## Start

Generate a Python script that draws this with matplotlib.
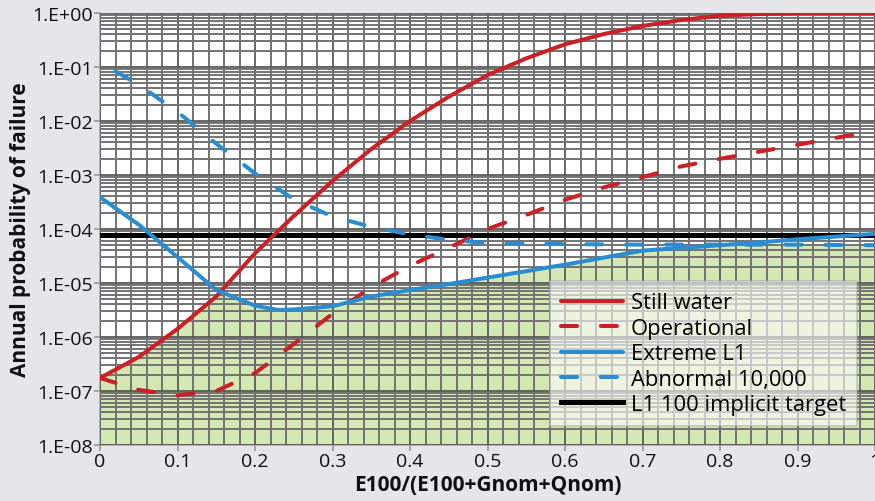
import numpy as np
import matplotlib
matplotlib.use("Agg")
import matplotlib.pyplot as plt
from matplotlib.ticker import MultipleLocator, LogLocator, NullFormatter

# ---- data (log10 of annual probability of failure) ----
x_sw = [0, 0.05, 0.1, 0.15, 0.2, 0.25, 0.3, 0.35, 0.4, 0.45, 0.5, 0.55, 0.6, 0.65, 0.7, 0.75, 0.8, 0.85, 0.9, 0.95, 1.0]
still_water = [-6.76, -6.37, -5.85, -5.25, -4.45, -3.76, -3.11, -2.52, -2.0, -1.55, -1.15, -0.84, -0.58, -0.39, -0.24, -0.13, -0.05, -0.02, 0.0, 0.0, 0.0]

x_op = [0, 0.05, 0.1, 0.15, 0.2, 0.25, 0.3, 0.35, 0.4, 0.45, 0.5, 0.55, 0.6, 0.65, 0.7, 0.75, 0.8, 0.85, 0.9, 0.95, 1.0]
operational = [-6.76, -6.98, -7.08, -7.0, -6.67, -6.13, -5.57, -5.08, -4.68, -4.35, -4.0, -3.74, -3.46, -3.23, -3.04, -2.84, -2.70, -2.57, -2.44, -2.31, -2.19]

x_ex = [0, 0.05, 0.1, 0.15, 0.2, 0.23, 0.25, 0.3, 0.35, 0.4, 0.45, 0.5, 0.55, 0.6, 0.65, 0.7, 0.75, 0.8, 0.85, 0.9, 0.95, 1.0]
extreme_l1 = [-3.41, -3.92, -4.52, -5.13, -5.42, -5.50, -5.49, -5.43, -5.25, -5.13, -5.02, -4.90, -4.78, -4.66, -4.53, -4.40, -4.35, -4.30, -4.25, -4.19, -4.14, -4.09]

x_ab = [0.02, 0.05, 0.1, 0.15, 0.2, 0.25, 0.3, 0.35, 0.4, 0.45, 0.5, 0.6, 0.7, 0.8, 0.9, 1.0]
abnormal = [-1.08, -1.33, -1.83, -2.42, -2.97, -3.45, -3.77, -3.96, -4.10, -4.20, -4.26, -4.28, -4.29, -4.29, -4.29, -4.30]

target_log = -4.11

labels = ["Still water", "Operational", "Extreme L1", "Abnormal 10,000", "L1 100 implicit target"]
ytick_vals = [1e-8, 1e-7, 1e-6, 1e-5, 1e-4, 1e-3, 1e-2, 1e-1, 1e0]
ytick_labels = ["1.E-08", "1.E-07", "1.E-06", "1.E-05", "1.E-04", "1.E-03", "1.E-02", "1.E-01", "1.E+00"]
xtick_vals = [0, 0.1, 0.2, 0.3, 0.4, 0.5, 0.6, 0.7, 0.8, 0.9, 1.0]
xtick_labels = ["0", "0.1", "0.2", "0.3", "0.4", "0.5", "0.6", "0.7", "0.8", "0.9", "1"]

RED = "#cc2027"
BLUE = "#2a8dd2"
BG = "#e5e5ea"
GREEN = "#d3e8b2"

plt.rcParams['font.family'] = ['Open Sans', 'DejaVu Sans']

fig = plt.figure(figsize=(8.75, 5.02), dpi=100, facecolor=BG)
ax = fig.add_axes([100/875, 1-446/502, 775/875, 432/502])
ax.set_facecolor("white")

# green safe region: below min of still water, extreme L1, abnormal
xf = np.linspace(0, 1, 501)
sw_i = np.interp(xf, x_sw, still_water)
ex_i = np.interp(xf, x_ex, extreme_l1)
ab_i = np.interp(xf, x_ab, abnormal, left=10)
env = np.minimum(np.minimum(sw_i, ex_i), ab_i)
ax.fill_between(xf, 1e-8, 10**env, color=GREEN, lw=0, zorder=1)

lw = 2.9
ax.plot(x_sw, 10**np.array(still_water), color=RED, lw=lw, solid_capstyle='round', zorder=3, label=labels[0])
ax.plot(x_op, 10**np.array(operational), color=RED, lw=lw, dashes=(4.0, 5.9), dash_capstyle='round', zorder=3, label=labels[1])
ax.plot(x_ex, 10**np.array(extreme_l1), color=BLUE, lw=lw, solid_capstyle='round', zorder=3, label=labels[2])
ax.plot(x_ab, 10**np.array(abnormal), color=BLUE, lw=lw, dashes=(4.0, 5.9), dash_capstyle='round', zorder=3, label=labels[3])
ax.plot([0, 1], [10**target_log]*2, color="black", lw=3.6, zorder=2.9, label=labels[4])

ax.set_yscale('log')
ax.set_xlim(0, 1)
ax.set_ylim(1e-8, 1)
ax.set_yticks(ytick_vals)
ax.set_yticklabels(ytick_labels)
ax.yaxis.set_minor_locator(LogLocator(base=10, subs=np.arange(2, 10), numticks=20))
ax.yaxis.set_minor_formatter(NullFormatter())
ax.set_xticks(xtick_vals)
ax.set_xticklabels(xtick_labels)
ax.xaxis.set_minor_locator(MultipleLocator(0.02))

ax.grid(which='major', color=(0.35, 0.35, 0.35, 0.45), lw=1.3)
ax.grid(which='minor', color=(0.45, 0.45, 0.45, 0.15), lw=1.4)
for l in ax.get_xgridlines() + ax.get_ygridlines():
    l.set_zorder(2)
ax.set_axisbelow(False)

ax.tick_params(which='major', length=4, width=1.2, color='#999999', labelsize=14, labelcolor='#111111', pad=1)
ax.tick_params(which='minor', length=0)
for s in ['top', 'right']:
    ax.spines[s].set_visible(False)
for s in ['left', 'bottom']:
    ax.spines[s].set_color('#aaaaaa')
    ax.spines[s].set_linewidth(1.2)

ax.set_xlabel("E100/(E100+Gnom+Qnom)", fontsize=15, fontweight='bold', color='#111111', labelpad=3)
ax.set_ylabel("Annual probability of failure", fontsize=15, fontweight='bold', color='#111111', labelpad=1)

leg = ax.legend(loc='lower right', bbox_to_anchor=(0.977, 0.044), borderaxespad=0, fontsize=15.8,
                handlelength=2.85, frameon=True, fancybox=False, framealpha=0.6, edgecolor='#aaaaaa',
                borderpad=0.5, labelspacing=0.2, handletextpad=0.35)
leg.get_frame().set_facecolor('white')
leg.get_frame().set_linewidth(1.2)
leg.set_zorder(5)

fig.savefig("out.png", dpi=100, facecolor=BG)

## End

Stated exercise: Write the material out again exactly as it appears, dropping the pictures.

Solution below:
Generate a Python script that draws this with matplotlib.
import numpy as np
import matplotlib
matplotlib.use("Agg")
import matplotlib.pyplot as plt
from matplotlib.ticker import MultipleLocator, LogLocator, NullFormatter

# ---- data (log10 of annual probability of failure) ----
x_sw = [0, 0.05, 0.1, 0.15, 0.2, 0.25, 0.3, 0.35, 0.4, 0.45, 0.5, 0.55, 0.6, 0.65, 0.7, 0.75, 0.8, 0.85, 0.9, 0.95, 1.0]
still_water = [-6.76, -6.37, -5.85, -5.25, -4.45, -3.76, -3.11, -2.52, -2.0, -1.55, -1.15, -0.84, -0.58, -0.39, -0.24, -0.13, -0.05, -0.02, 0.0, 0.0, 0.0]

x_op = [0, 0.05, 0.1, 0.15, 0.2, 0.25, 0.3, 0.35, 0.4, 0.45, 0.5, 0.55, 0.6, 0.65, 0.7, 0.75, 0.8, 0.85, 0.9, 0.95, 1.0]
operational = [-6.76, -6.98, -7.08, -7.0, -6.67, -6.13, -5.57, -5.08, -4.68, -4.35, -4.0, -3.74, -3.46, -3.23, -3.04, -2.84, -2.70, -2.57, -2.44, -2.31, -2.19]

x_ex = [0, 0.05, 0.1, 0.15, 0.2, 0.23, 0.25, 0.3, 0.35, 0.4, 0.45, 0.5, 0.55, 0.6, 0.65, 0.7, 0.75, 0.8, 0.85, 0.9, 0.95, 1.0]
extreme_l1 = [-3.41, -3.92, -4.52, -5.13, -5.42, -5.50, -5.49, -5.43, -5.25, -5.13, -5.02, -4.90, -4.78, -4.66, -4.53, -4.40, -4.35, -4.30, -4.25, -4.19, -4.14, -4.09]

x_ab = [0.02, 0.05, 0.1, 0.15, 0.2, 0.25, 0.3, 0.35, 0.4, 0.45, 0.5, 0.6, 0.7, 0.8, 0.9, 1.0]
abnormal = [-1.08, -1.33, -1.83, -2.42, -2.97, -3.45, -3.77, -3.96, -4.10, -4.20, -4.26, -4.28, -4.29, -4.29, -4.29, -4.30]

target_log = -4.11

labels = ["Still water", "Operational", "Extreme L1", "Abnormal 10,000", "L1 100 implicit target"]
ytick_vals = [1e-8, 1e-7, 1e-6, 1e-5, 1e-4, 1e-3, 1e-2, 1e-1, 1e0]
ytick_labels = ["1.E-08", "1.E-07", "1.E-06", "1.E-05", "1.E-04", "1.E-03", "1.E-02", "1.E-01", "1.E+00"]
xtick_vals = [0, 0.1, 0.2, 0.3, 0.4, 0.5, 0.6, 0.7, 0.8, 0.9, 1.0]
xtick_labels = ["0", "0.1", "0.2", "0.3", "0.4", "0.5", "0.6", "0.7", "0.8", "0.9", "1"]

RED = "#cc2027"
BLUE = "#2a8dd2"
BG = "#e5e5ea"
GREEN = "#d3e8b2"

plt.rcParams['font.family'] = ['Open Sans', 'DejaVu Sans']

fig = plt.figure(figsize=(8.75, 5.02), dpi=100, facecolor=BG)
ax = fig.add_axes([100/875, 1-446/502, 775/875, 432/502])
ax.set_facecolor("white")

# green safe region: below min of still water, extreme L1, abnormal
xf = np.linspace(0, 1, 501)
sw_i = np.interp(xf, x_sw, still_water)
ex_i = np.interp(xf, x_ex, extreme_l1)
ab_i = np.interp(xf, x_ab, abnormal, left=10)
env = np.minimum(np.minimum(sw_i, ex_i), ab_i)
ax.fill_between(xf, 1e-8, 10**env, color=GREEN, lw=0, zorder=1)

lw = 2.9
ax.plot(x_sw, 10**np.array(still_water), color=RED, lw=lw, solid_capstyle='round', zorder=3, label=labels[0])
ax.plot(x_op, 10**np.array(operational), color=RED, lw=lw, dashes=(4.0, 5.9), dash_capstyle='round', zorder=3, label=labels[1])
ax.plot(x_ex, 10**np.array(extreme_l1), color=BLUE, lw=lw, solid_capstyle='round', zorder=3, label=labels[2])
ax.plot(x_ab, 10**np.array(abnormal), color=BLUE, lw=lw, dashes=(4.0, 5.9), dash_capstyle='round', zorder=3, label=labels[3])
ax.plot([0, 1], [10**target_log]*2, color="black", lw=3.6, zorder=2.9, label=labels[4])

ax.set_yscale('log')
ax.set_xlim(0, 1)
ax.set_ylim(1e-8, 1)
ax.set_yticks(ytick_vals)
ax.set_yticklabels(ytick_labels)
ax.yaxis.set_minor_locator(LogLocator(base=10, subs=np.arange(2, 10), numticks=20))
ax.yaxis.set_minor_formatter(NullFormatter())
ax.set_xticks(xtick_vals)
ax.set_xticklabels(xtick_labels)
ax.xaxis.set_minor_locator(MultipleLocator(0.02))

ax.grid(which='major', color=(0.35, 0.35, 0.35, 0.45), lw=1.3)
ax.grid(which='minor', color=(0.45, 0.45, 0.45, 0.15), lw=1.4)
for l in ax.get_xgridlines() + ax.get_ygridlines():
    l.set_zorder(2)
ax.set_axisbelow(False)

ax.tick_params(which='major', length=4, width=1.2, color='#999999', labelsize=14, labelcolor='#111111', pad=1)
ax.tick_params(which='minor', length=0)
for s in ['top', 'right']:
    ax.spines[s].set_visible(False)
for s in ['left', 'bottom']:
    ax.spines[s].set_color('#aaaaaa')
    ax.spines[s].set_linewidth(1.2)

ax.set_xlabel("E100/(E100+Gnom+Qnom)", fontsize=15, fontweight='bold', color='#111111', labelpad=3)
ax.set_ylabel("Annual probability of failure", fontsize=15, fontweight='bold', color='#111111', labelpad=1)

leg = ax.legend(loc='lower right', bbox_to_anchor=(0.977, 0.044), borderaxespad=0, fontsize=15.8,
                handlelength=2.85, frameon=True, fancybox=False, framealpha=0.6, edgecolor='#aaaaaa',
                borderpad=0.5, labelspacing=0.2, handletextpad=0.35)
leg.get_frame().set_facecolor('white')
leg.get_frame().set_linewidth(1.2)
leg.set_zorder(5)

fig.savefig("out.png", dpi=100, facecolor=BG)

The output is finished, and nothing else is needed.